Refugees and migrants entering the European Union should stand a fair chance of integration, education and dignified employment. As it is, the first generation is often condemned to a marginal existence: legal limbo, housing ran by shark-like profiteers, dependency on handouts either from a state already buckling under social security expenses, or from a church; some dealing, some street vending. Much hanging around on street corners, sleeping in parks- regretting the move? A few are honest enough to admit it, most will not- such is the pride of every immigrant, and the cost or the debt incurred with human traffickers. One may hope that the babies brought over or even born on the migrant ships will reach a better life, twenty years from now. But in the meantime, Africa is bled once more of tens of thousands of active women and men, who should make a difference in their own countries instead of lingering in the margins in the EU.

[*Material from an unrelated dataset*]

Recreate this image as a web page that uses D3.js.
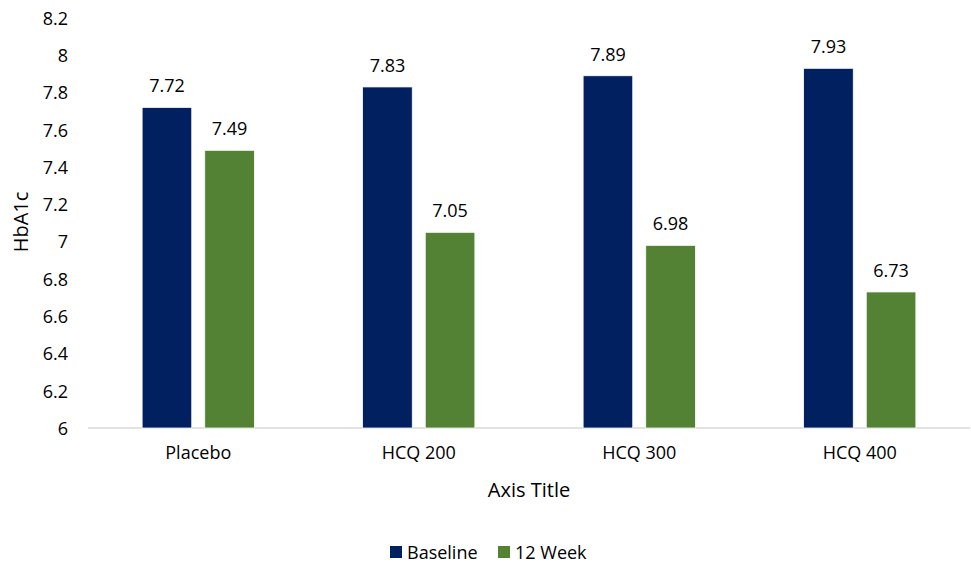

Few if any African states are democracies as we see it. There may be repression and intolerance: ethnic, religious, gender-based. But every woman and every man running away instead of fighting for change at home, strengthens the hand of a dictator or a corrupt and shortsighted ruler.
These are difficult thoughts to consider, but we must think them.
Europe should long have developed a truly equal economic partnership with Africa: they are so complimentary! Instead of which, we have acted for another fifty years like the missionaries of colonial times, and China has taken root, with the most unsentimental of approaches, and without the post-colonial hangups we still carry.
Whatever the European summit will decide, already now the migrant-and-refugee politics of today recall situations of the 1930’s and the 1940s. It’s not just the new fascism that’s on the rise, also its wider consequences. But just solidarity from the heart and the gut will not work against it, however noble those feelings are. There is need for a rational approach, based on an intelligent understanding of long-term interests of all sides- including the countries of origin.
These reflections do not take away from a shame the entire EU is sharing, Germany and Spain so far excepted. It’s striking that of the sixty-plus million of migrants of all categories worldwide, most of the burden of the real refugees- the ones on the run from war and ethnic hatred- is carried by countries that are themselves much poorer than the EU and the US: Turkey, Bangladesh, Lebanon, Jordan, Uganda…
To go back to Budapest, the city advertising itself so well as a lively and colorful tourist destination: in darker times, under Soviet domination and invasion, many Hungarians were welcomed as refugees in Western Europe and elsewhere. It’s always easier to forget than to remember.
Let the ships dock, reach out with a helping hand- but also think about all that remains unsaid behind the well-meant images, and where the souls saved from angry seas and callous politicians will go next.